Small OSHA changes could have big consequences

Every injury is unique, with costs that go far beyond the economic burden of lost work and medical expenses. While the pain and suffering of accident survivors are significant and deserve compensation, the economic losses are considerable in and of themselves. 

From minor workplace injuries to tragic fatalities, OSHA requires that companies keep track of every incident that occurs. Up until recently, many large employers and some smaller, high-risk organizations had the responsibility to submit detailed and regular reports electronically to OSHA.

As reported in Safety and Health Magazine, the administration recently issued a final rule that would limit the responsibility of companies in terms of accident record keeping. Instead of detailed and case-specific reports, the new rule requires only an annual submission with a summary of illnesses and injuries.

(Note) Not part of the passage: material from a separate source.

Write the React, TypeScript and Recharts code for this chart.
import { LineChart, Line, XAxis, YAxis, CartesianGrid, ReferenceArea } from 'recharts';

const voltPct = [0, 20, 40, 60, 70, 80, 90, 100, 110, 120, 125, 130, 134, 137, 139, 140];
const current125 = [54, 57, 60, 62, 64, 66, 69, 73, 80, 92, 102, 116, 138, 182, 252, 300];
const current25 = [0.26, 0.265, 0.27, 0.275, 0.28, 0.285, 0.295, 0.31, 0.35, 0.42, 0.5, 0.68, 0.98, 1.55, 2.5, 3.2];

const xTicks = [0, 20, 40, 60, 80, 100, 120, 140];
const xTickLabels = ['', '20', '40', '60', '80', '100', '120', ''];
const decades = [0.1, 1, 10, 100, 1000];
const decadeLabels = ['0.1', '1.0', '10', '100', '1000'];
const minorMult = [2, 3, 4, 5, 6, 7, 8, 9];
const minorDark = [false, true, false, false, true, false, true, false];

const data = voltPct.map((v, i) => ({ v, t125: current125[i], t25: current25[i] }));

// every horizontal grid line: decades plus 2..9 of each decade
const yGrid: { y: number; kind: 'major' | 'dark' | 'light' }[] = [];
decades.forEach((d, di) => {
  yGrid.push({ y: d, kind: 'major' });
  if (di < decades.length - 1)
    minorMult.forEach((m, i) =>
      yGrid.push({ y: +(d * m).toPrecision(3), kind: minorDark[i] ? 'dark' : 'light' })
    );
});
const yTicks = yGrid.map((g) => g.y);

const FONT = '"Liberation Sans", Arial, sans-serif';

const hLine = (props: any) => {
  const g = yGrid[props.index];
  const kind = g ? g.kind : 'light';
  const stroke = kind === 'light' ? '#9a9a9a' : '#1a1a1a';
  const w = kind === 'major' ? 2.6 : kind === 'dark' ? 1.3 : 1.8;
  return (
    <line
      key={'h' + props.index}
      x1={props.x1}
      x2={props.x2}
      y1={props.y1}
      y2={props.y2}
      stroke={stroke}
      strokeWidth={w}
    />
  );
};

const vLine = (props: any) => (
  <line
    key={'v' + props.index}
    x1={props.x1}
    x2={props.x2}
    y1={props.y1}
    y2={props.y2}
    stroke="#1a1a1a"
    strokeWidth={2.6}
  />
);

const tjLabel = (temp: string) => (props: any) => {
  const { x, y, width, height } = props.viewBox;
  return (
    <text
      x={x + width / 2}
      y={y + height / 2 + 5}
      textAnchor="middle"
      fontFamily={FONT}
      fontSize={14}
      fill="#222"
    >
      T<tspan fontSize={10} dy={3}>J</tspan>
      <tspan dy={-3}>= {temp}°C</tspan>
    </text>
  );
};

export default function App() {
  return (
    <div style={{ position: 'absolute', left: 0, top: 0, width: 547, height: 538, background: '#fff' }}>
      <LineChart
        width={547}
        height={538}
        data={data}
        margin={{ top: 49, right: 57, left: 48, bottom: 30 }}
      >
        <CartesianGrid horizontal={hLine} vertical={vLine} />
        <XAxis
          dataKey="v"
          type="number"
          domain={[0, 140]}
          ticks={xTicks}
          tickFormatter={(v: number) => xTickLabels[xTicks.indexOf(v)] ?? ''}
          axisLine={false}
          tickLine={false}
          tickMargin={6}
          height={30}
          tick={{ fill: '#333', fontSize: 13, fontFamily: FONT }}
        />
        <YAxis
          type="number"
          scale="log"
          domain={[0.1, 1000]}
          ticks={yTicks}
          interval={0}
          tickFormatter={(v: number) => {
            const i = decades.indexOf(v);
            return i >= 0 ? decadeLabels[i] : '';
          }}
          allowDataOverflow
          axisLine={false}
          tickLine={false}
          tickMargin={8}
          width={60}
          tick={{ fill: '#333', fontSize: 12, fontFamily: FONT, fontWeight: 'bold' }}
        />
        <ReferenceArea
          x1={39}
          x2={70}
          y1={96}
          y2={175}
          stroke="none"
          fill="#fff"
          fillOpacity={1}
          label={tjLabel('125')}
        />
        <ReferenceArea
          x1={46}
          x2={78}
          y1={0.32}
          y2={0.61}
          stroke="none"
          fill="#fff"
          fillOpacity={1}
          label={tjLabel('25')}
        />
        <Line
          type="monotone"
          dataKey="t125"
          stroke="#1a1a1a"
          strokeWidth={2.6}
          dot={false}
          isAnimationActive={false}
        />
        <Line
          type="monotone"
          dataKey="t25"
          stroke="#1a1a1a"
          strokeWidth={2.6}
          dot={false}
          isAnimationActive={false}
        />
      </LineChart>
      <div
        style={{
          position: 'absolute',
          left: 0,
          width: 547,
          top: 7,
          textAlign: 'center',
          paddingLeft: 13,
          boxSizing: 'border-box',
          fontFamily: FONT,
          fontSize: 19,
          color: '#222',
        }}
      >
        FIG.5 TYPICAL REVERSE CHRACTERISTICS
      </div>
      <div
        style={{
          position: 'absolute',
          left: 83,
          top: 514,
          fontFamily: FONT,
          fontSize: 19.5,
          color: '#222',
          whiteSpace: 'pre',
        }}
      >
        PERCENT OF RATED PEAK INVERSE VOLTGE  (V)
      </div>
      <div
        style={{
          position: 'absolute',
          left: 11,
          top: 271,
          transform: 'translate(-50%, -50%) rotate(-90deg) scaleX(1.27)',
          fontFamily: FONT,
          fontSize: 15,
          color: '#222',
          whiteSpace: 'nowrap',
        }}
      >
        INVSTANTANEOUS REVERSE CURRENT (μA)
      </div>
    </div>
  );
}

The motivation behind the rule is unclear. There is some mention of protecting worker privacy, but the new rule seems to give the most benefit to employers that have many worker accidents. The change would reduce the necessity to file complex reports, a cost that employers themselves should reduce by investing in safer workplaces. The National Safety Council estimates that a fatal injury may cost the nation well over a million dollars in direct losses alone. This is a cost that unethical and unsafe employers attempt to foist upon taxpayers — a cynical shift of blame away from the people who have the power to prevent these injuries. 

The National Safety Council reports these facts and OSHA enforces rules, but they are only as powerful as the government allows them to be. Hopefully, the attorneys bringing suit against this new rule will find support so that we may continue to have a just system for workers who stand up to their employers.